▶ Exercise: All records below must be retyped exactly.

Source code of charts

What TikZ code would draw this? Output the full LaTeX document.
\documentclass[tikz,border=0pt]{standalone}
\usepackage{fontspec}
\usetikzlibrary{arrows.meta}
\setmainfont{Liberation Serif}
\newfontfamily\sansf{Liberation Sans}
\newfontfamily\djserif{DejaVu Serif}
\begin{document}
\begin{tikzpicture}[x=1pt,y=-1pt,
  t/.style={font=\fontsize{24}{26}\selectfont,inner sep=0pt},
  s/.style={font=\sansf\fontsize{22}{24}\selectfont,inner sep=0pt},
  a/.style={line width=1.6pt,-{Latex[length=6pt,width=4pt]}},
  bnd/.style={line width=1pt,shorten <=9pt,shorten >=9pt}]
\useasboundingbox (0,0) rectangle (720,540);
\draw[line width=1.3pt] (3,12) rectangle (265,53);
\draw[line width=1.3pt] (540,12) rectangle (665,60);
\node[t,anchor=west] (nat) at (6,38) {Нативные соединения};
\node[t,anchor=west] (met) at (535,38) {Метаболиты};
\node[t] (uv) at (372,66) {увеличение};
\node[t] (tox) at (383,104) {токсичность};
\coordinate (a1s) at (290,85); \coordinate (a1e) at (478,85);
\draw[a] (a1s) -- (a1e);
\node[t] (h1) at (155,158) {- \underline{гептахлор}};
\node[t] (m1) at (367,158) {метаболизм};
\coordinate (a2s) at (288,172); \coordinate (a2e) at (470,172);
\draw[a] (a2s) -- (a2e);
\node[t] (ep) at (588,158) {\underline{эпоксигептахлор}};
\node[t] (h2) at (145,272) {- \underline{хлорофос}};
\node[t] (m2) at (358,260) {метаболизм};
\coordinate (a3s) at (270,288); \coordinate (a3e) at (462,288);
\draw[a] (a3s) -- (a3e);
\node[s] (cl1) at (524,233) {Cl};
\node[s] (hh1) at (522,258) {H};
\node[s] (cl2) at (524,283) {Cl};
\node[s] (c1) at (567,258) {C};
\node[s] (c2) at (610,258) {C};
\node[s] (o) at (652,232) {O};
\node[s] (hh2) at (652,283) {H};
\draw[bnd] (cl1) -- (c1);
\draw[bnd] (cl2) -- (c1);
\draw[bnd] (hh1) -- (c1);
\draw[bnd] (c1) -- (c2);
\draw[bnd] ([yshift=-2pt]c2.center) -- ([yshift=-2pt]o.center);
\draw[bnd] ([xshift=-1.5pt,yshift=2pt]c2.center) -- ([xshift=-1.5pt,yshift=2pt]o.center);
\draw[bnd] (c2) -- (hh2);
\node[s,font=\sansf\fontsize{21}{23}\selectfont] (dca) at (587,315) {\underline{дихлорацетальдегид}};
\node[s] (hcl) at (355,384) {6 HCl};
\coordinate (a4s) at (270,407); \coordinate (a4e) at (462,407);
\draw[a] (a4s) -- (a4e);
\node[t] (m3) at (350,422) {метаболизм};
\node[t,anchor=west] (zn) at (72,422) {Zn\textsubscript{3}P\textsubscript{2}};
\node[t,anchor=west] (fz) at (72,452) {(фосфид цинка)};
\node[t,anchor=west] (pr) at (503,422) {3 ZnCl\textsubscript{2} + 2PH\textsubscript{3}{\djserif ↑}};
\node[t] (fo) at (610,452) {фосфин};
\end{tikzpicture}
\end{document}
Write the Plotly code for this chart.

▶ Problem solution:
What TikZ code would draw this? Output the full LaTeX document.
\documentclass[tikz,border=0pt]{standalone}
\usepackage{fontspec}
\usetikzlibrary{arrows.meta}
\setmainfont{Liberation Serif}
\newfontfamily\sansf{Liberation Sans}
\newfontfamily\djserif{DejaVu Serif}
\begin{document}
\begin{tikzpicture}[x=1pt,y=-1pt,
  t/.style={font=\fontsize{24}{26}\selectfont,inner sep=0pt},
  s/.style={font=\sansf\fontsize{22}{24}\selectfont,inner sep=0pt},
  a/.style={line width=1.6pt,-{Latex[length=6pt,width=4pt]}},
  bnd/.style={line width=1pt,shorten <=9pt,shorten >=9pt}]
\useasboundingbox (0,0) rectangle (720,540);
\draw[line width=1.3pt] (3,12) rectangle (265,53);
\draw[line width=1.3pt] (540,12) rectangle (665,60);
\node[t,anchor=west] (nat) at (6,38) {Нативные соединения};
\node[t,anchor=west] (met) at (535,38) {Метаболиты};
\node[t] (uv) at (372,66) {увеличение};
\node[t] (tox) at (383,104) {токсичность};
\coordinate (a1s) at (290,85); \coordinate (a1e) at (478,85);
\draw[a] (a1s) -- (a1e);
\node[t] (h1) at (155,158) {- \underline{гептахлор}};
\node[t] (m1) at (367,158) {метаболизм};
\coordinate (a2s) at (288,172); \coordinate (a2e) at (470,172);
\draw[a] (a2s) -- (a2e);
\node[t] (ep) at (588,158) {\underline{эпоксигептахлор}};
\node[t] (h2) at (145,272) {- \underline{хлорофос}};
\node[t] (m2) at (358,260) {метаболизм};
\coordinate (a3s) at (270,288); \coordinate (a3e) at (462,288);
\draw[a] (a3s) -- (a3e);
\node[s] (cl1) at (524,233) {Cl};
\node[s] (hh1) at (522,258) {H};
\node[s] (cl2) at (524,283) {Cl};
\node[s] (c1) at (567,258) {C};
\node[s] (c2) at (610,258) {C};
\node[s] (o) at (652,232) {O};
\node[s] (hh2) at (652,283) {H};
\draw[bnd] (cl1) -- (c1);
\draw[bnd] (cl2) -- (c1);
\draw[bnd] (hh1) -- (c1);
\draw[bnd] (c1) -- (c2);
\draw[bnd] ([yshift=-2pt]c2.center) -- ([yshift=-2pt]o.center);
\draw[bnd] ([xshift=-1.5pt,yshift=2pt]c2.center) -- ([xshift=-1.5pt,yshift=2pt]o.center);
\draw[bnd] (c2) -- (hh2);
\node[s,font=\sansf\fontsize{21}{23}\selectfont] (dca) at (587,315) {\underline{дихлорацетальдегид}};
\node[s] (hcl) at (355,384) {6 HCl};
\coordinate (a4s) at (270,407); \coordinate (a4e) at (462,407);
\draw[a] (a4s) -- (a4e);
\node[t] (m3) at (350,422) {метаболизм};
\node[t,anchor=west] (zn) at (72,422) {Zn\textsubscript{3}P\textsubscript{2}};
\node[t,anchor=west] (fz) at (72,452) {(фосфид цинка)};
\node[t,anchor=west] (pr) at (503,422) {3 ZnCl\textsubscript{2} + 2PH\textsubscript{3}{\djserif ↑}};
\node[t] (fo) at (610,452) {фосфин};
\end{tikzpicture}
\end{document}
Write the Plotly code for this chart.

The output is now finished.